第13天,Yaggi先生只睡了三个小时就起来,飞到了New Orleans市。落地后他跟现任弗罗里达西南部Suncoast护水者的环境律师Justin Bloom一起从密西西比州自驾至Mobile市。
他们的目标就是要让Casi入“事故决策队”,这个队伍由一群来自海岸卫队,NOAA,EPA及阿拉巴马环境管理局等联邦、州机构的官僚以及出事故的单位(在这个情况下,是BP石油公司)组成,首要用途为一起合作来规划、执行应急反应工作以及为其提供资金。
令人觉得恐怖的是,和很多案例一样,造成事故的单位来带领解决方案队伍。而他们最不希望环保领袖进屋干涉。刚开始几天,BP雇佣的保安不让Casi进门,不过在Yaggi先生的帮助下,第17天的时候她终于加入了事故决策队。
Casi瞄了一下周围的人,估计了一下自己面临着什么。她说,“他们几个人中,没有任何一个是当地的。他们不知道怎么处理我们。不知道有哪些自然资源需要保护。不知道哪些物种是最重要的。”州环境机构的代表坐在远远的角落里。
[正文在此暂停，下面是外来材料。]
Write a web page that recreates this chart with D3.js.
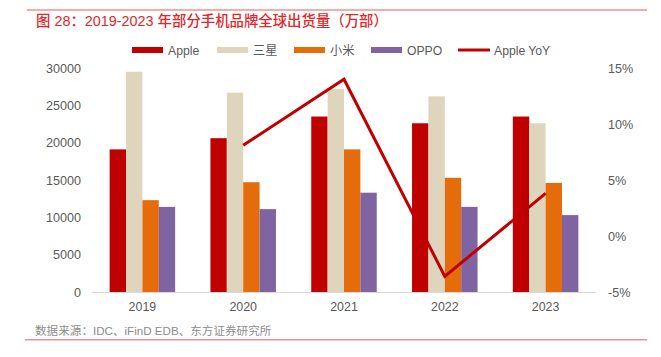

她说,“感觉一切由BP或者联邦政府指导。他们根本没调研过石油分散剂是否有毒有害。它是否对靠近水表面的海洋物种有伤害?它跟石油发生混合之后会不会有什么不良反应?空气呢?EPA有很多很优秀的人员,但是他们不知道答案。他们到现在也不知道。”
事故决策队把她给踢了三遍:两次是在刚开始的时候,最后一次是两个星期之后。她问太多问题,把太多信息分享给公众。最后一次,上校对她说,“你要决定你是否想参与。我觉得你最好还是走吧,这样就能享受言论自由。”她没有再回来。
重新整理、创造、建立
Casi的整个生活被重新塑造。她回到了积极的办公室生活,四个全职人员在做双倍的工作,两个兼职人员做的跟全职似的。她每周工作80小时。管理家庭,看孩子等各种各样的工作之外的事情都由她先生来做。
连两岁半的儿子都意识到了有些不对劲。她儿子从出生就在海滩度过周末。Casi没有跟自己的儿子提起过石油泄漏的事情,这个怎么开口呢?但是他知道,他母亲不在身边,两个人所爱的海湾出大事了。
Casi回想起来,“有一天,他看了我,说,‘海滩完了,妈妈?’”
在那几个月中,Mobile护湾者的不知疲倦的应急反应与生态恢复规划吸引了全国的注意,还吸引了大量的经济支持,足够以将预算与员工数量增加一倍。Mobile护湾者招了数百个志愿者,给了他们GPS装备以及大小如手机的视频摄像机,培训了他们如何在亿平方英里的方块内桦皮艇、详细记录石油泄漏的影响。到现在,护湾者依然进行年度沙滩监督、培训志愿者们如何将引起担忧的事项报道给护湾者与国家应急反应中心热线。
今天的Mobile护湾者的大小是石油泄漏的第一天的时候的两倍以上。现在有十名全职人员,七名简直人员以及近一百万美元的预算。
对Casi来说,Deepwater Horizon灾难是她吸取的最大的教训是,“你重新整理、创造、建立。要么别去,要么大干一场。我们大干了一场。”
从石油泄漏发生以来八年多,护湾者仍然积极参与整个阿拉巴马州沿海地区的各种生态修复工作。
Casi说,“墨西哥湾沿海岸一直在得到大量的资金,都要明智地用来修复并改善我们所失去的环境资资源。我们一直在努力保证,大多数资金调给那些能够提高当地的回弹性、有助于我们熬过下一个人造或自然灾难的项目。我觉得我的一个重要任务是要提醒大家石油泄漏发生了,不过并没有结束,我们还有很多工作要做。”